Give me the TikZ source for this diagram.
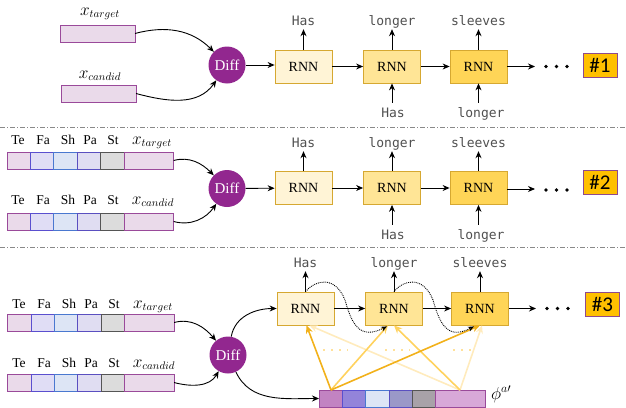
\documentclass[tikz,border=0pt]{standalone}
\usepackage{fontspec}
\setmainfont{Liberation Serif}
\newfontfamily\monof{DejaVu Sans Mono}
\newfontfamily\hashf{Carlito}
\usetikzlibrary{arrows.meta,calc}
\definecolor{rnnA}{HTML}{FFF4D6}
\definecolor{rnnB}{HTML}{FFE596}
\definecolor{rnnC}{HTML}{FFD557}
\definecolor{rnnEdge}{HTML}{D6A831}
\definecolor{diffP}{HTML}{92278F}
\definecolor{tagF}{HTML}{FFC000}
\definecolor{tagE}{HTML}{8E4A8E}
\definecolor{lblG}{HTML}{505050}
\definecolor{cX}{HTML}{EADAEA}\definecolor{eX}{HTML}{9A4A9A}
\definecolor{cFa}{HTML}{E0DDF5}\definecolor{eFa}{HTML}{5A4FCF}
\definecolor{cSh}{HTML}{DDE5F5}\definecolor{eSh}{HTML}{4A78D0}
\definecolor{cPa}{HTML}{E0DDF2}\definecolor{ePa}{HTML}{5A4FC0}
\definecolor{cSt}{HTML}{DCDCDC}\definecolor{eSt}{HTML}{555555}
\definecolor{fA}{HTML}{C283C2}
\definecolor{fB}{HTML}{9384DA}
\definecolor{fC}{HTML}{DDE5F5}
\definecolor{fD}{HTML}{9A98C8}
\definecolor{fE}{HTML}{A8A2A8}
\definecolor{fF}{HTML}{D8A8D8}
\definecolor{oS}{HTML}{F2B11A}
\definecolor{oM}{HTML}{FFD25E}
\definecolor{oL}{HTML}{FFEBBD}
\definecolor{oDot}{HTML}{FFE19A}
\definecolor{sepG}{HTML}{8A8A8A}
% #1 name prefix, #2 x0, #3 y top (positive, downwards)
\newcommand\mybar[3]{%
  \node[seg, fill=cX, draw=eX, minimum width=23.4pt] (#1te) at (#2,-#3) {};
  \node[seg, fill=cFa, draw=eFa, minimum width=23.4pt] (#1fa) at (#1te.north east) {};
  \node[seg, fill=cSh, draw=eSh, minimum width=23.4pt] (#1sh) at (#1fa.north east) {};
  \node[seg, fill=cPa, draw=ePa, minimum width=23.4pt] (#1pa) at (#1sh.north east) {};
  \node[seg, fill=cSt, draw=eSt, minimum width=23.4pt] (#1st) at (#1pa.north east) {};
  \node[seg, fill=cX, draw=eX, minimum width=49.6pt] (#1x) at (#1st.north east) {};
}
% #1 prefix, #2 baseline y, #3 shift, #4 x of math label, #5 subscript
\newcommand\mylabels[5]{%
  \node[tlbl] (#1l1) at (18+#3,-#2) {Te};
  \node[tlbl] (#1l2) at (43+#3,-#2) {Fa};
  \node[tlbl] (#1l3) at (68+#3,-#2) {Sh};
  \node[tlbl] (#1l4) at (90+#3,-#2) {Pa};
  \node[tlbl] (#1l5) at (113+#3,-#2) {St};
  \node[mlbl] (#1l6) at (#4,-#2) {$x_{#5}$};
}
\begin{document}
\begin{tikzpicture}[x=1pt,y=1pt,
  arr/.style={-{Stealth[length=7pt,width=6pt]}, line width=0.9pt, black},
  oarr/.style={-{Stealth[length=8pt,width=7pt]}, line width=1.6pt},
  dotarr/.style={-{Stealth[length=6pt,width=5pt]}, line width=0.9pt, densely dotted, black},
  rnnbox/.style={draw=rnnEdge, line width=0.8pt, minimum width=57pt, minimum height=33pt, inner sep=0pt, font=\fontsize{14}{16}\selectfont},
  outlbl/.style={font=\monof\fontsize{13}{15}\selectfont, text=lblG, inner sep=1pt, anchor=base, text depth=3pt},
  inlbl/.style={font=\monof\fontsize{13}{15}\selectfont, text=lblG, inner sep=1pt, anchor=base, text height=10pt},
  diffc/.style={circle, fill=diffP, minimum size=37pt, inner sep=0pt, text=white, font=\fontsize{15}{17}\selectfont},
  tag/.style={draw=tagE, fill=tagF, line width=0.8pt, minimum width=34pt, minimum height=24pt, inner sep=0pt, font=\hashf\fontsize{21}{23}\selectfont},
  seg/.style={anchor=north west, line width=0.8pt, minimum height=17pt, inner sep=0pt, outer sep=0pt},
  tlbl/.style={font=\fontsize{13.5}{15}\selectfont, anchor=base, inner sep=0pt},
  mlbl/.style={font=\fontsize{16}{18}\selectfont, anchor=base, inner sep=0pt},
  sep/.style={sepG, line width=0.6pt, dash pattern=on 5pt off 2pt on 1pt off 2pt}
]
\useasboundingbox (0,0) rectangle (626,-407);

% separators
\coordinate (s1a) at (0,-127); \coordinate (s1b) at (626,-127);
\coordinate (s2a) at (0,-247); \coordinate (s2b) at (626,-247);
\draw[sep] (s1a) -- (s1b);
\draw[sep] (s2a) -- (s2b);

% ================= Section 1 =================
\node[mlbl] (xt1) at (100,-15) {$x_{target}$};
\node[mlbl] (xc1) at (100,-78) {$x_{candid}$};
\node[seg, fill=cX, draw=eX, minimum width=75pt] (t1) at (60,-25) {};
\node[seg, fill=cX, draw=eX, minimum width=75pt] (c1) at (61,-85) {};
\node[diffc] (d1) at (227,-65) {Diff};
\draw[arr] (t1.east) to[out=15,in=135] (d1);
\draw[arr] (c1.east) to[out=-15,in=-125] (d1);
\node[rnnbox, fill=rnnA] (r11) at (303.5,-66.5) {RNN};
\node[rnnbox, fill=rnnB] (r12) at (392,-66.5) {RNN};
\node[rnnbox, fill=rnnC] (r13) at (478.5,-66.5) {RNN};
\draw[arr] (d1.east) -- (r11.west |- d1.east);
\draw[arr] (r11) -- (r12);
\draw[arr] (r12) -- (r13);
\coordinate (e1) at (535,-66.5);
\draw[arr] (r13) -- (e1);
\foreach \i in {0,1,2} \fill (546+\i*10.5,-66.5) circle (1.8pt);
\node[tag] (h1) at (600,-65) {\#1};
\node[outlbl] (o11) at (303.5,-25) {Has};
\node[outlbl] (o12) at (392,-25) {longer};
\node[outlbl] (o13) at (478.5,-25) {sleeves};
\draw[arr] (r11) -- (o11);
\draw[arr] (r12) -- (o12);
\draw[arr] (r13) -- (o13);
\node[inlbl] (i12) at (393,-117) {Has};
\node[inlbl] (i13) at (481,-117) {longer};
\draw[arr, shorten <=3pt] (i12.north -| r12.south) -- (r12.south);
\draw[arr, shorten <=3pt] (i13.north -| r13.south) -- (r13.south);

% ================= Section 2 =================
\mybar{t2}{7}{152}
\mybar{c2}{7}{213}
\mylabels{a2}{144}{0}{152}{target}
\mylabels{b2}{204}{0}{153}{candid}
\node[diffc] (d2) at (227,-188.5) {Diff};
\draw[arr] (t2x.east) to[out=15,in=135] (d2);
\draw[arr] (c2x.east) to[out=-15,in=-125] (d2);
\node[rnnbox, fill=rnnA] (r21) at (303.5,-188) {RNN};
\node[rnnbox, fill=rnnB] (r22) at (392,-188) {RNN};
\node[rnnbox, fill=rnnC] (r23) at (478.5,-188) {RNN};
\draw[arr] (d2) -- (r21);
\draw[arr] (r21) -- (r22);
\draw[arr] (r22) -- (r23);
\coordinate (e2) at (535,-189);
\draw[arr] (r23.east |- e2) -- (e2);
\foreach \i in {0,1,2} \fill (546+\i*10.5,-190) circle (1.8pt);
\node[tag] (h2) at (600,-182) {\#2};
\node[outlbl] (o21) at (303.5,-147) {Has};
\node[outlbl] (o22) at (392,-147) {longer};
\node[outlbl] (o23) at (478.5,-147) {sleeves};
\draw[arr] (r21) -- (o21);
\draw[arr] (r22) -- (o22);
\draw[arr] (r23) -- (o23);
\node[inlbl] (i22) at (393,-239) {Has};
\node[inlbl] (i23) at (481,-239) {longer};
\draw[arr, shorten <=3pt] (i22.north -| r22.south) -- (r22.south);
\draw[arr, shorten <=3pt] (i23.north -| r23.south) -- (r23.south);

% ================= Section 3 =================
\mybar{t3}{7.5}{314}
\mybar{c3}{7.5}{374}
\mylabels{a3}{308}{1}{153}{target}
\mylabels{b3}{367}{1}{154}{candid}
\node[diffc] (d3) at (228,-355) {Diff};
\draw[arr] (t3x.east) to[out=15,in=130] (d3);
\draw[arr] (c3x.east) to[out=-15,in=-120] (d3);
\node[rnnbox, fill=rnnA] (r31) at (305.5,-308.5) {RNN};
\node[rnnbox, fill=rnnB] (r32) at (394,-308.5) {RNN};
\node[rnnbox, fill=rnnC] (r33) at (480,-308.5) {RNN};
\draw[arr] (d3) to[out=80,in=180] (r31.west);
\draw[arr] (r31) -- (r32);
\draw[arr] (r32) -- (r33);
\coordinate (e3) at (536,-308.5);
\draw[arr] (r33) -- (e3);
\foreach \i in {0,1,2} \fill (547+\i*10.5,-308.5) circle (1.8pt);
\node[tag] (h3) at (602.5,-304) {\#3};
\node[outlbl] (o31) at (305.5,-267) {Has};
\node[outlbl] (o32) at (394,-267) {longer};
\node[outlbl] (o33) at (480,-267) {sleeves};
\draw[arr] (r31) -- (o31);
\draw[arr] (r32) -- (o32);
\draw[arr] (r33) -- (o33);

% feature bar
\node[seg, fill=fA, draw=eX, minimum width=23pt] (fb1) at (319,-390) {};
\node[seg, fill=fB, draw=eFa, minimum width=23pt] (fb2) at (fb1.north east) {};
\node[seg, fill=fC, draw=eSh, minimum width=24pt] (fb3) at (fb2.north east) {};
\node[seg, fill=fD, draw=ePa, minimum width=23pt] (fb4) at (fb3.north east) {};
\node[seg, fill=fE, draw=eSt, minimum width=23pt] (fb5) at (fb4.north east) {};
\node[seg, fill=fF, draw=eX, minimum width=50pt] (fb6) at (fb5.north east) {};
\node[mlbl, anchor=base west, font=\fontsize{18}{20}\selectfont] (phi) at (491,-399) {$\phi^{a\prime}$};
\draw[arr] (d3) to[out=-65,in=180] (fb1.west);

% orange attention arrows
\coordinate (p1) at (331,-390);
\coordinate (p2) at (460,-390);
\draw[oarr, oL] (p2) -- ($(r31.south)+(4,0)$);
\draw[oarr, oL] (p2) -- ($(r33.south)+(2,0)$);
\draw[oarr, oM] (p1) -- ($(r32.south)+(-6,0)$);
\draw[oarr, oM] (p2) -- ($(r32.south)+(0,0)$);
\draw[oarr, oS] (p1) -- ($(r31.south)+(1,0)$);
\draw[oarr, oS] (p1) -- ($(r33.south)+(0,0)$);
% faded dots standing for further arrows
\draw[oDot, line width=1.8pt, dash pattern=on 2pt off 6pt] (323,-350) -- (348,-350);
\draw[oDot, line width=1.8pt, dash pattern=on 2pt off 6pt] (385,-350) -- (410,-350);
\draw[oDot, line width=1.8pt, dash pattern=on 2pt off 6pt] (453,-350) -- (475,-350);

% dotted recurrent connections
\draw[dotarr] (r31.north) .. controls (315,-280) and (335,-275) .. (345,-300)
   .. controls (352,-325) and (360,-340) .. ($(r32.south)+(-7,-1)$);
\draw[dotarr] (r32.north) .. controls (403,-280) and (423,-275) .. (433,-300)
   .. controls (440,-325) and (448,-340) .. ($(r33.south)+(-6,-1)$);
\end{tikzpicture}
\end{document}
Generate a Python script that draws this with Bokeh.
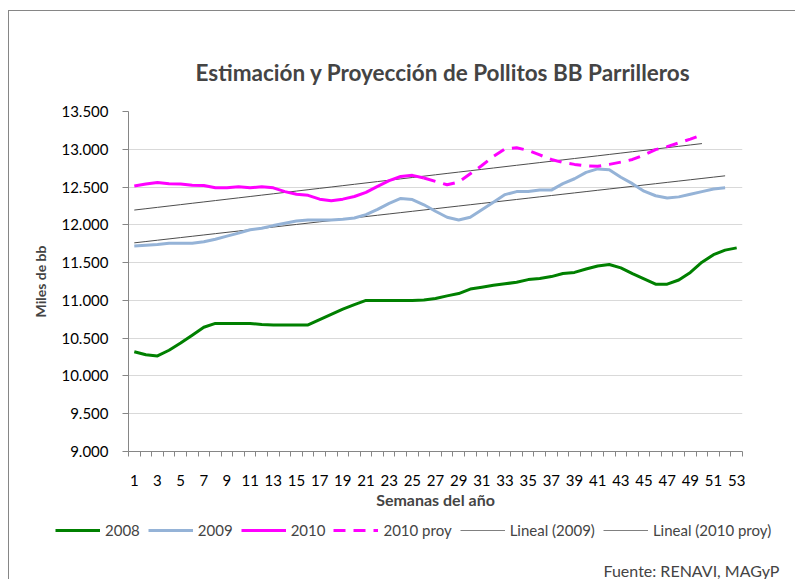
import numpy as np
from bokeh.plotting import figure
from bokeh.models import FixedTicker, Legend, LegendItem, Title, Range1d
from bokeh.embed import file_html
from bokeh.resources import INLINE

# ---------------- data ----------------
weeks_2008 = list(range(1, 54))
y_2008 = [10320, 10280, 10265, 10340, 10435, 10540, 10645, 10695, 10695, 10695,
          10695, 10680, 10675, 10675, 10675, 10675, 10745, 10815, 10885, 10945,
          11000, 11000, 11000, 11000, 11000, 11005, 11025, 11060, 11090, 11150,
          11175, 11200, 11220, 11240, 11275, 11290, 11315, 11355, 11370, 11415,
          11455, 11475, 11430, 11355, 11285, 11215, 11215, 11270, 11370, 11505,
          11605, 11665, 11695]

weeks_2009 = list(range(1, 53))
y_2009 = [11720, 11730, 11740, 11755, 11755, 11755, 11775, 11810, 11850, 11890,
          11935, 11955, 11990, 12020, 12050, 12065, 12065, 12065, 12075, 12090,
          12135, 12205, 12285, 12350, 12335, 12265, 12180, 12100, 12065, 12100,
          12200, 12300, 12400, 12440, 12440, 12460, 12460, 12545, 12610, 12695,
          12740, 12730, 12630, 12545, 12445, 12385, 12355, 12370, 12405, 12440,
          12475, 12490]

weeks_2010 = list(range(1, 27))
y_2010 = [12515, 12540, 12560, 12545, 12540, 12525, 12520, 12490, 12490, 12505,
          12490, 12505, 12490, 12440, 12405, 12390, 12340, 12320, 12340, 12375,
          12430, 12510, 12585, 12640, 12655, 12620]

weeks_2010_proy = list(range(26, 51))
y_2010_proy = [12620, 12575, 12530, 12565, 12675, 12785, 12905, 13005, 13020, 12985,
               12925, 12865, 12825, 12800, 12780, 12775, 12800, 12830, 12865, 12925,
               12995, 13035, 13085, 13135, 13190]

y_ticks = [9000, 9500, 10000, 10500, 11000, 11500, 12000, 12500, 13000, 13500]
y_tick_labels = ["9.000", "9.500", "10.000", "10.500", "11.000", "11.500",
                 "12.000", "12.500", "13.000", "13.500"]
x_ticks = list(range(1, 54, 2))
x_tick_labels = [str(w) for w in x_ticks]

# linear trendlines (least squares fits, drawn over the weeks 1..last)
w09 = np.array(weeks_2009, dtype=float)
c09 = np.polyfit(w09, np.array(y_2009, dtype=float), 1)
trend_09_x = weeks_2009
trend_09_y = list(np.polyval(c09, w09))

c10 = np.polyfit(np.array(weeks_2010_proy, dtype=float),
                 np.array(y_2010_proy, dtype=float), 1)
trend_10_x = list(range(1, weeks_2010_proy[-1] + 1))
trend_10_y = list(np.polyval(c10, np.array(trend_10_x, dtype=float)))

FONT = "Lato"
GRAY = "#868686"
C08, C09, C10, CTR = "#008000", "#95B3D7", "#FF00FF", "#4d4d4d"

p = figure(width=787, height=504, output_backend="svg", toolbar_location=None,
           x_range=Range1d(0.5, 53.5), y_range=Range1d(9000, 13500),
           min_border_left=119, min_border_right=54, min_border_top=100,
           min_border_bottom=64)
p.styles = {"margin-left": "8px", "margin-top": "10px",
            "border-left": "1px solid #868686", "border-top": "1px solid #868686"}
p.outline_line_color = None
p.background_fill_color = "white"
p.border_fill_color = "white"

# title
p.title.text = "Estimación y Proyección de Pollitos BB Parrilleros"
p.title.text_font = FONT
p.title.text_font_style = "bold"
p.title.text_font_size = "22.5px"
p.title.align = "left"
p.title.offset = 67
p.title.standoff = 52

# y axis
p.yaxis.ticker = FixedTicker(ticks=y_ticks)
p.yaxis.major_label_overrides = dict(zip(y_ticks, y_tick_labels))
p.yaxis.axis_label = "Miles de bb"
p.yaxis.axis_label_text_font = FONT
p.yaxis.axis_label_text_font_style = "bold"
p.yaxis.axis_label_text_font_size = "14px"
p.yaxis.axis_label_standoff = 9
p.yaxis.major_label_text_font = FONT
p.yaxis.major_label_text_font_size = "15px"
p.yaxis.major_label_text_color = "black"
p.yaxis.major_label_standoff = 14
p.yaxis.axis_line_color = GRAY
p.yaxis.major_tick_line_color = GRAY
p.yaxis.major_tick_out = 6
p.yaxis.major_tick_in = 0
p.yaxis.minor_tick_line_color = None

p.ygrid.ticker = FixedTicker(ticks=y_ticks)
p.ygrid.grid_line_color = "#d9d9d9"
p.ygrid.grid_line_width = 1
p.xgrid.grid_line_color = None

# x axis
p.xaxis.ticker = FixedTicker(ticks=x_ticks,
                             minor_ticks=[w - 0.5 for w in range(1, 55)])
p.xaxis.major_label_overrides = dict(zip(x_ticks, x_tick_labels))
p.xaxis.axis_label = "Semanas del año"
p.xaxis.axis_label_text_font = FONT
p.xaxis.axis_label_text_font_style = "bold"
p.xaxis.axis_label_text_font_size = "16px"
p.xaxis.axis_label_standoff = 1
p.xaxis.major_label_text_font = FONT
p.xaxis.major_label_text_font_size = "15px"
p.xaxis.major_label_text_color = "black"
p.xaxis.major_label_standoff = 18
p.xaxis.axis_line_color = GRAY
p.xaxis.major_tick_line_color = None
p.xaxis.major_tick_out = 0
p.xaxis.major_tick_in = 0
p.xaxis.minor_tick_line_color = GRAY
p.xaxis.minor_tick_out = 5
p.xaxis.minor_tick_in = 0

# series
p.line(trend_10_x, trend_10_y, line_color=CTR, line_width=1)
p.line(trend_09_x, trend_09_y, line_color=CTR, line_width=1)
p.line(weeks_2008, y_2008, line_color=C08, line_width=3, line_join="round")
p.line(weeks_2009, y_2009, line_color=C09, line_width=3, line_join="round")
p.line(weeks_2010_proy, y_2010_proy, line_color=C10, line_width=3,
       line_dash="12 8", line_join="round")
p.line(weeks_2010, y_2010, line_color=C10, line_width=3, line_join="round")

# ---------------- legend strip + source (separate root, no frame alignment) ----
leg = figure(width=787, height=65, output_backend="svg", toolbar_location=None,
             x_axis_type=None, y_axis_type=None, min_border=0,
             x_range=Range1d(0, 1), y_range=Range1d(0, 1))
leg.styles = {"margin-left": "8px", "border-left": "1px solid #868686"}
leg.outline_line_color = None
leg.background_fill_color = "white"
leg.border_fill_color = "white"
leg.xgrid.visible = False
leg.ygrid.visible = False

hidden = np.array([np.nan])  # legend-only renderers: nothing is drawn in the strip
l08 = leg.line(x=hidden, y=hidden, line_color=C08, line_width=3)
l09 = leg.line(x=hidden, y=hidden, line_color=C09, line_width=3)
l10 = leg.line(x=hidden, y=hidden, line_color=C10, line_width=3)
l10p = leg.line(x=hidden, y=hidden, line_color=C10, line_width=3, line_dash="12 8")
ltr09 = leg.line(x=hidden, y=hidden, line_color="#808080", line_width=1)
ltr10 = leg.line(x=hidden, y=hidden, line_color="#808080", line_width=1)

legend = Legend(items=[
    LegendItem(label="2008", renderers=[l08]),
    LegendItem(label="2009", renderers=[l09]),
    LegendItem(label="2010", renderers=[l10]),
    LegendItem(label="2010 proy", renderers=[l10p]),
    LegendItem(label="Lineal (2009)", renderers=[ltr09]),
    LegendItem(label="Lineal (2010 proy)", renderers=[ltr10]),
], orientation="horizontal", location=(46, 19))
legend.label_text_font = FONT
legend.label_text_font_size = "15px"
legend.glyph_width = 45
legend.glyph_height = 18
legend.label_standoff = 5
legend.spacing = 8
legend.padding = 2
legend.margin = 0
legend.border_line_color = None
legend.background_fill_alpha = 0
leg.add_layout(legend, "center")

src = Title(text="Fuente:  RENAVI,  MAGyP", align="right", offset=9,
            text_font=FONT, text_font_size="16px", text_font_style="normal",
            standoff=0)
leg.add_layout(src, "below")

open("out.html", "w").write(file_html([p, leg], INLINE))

**Instructions for the task:** Begin with the line that contains "Generate a Python" and end with the line that contains "trend_09_y = list(np.polyval(c09, w09))"; write out both and all lines between exactly, but no pictures.

**Response:**
Generate a Python script that draws this with Bokeh.
import numpy as np
from bokeh.plotting import figure
from bokeh.models import FixedTicker, Legend, LegendItem, Title, Range1d
from bokeh.embed import file_html
from bokeh.resources import INLINE

# ---------------- data ----------------
weeks_2008 = list(range(1, 54))
y_2008 = [10320, 10280, 10265, 10340, 10435, 10540, 10645, 10695, 10695, 10695,
          10695, 10680, 10675, 10675, 10675, 10675, 10745, 10815, 10885, 10945,
          11000, 11000, 11000, 11000, 11000, 11005, 11025, 11060, 11090, 11150,
          11175, 11200, 11220, 11240, 11275, 11290, 11315, 11355, 11370, 11415,
          11455, 11475, 11430, 11355, 11285, 11215, 11215, 11270, 11370, 11505,
          11605, 11665, 11695]

weeks_2009 = list(range(1, 53))
y_2009 = [11720, 11730, 11740, 11755, 11755, 11755, 11775, 11810, 11850, 11890,
          11935, 11955, 11990, 12020, 12050, 12065, 12065, 12065, 12075, 12090,
          12135, 12205, 12285, 12350, 12335, 12265, 12180, 12100, 12065, 12100,
          12200, 12300, 12400, 12440, 12440, 12460, 12460, 12545, 12610, 12695,
          12740, 12730, 12630, 12545, 12445, 12385, 12355, 12370, 12405, 12440,
          12475, 12490]

weeks_2010 = list(range(1, 27))
y_2010 = [12515, 12540, 12560, 12545, 12540, 12525, 12520, 12490, 12490, 12505,
          12490, 12505, 12490, 12440, 12405, 12390, 12340, 12320, 12340, 12375,
          12430, 12510, 12585, 12640, 12655, 12620]

weeks_2010_proy = list(range(26, 51))
y_2010_proy = [12620, 12575, 12530, 12565, 12675, 12785, 12905, 13005, 13020, 12985,
               12925, 12865, 12825, 12800, 12780, 12775, 12800, 12830, 12865, 12925,
               12995, 13035, 13085, 13135, 13190]

y_ticks = [9000, 9500, 10000, 10500, 11000, 11500, 12000, 12500, 13000, 13500]
y_tick_labels = ["9.000", "9.500", "10.000", "10.500", "11.000", "11.500",
                 "12.000", "12.500", "13.000", "13.500"]
x_ticks = list(range(1, 54, 2))
x_tick_labels = [str(w) for w in x_ticks]

# linear trendlines (least squares fits, drawn over the weeks 1..last)
w09 = np.array(weeks_2009, dtype=float)
c09 = np.polyfit(w09, np.array(y_2009, dtype=float), 1)
trend_09_x = weeks_2009
trend_09_y = list(np.polyval(c09, w09))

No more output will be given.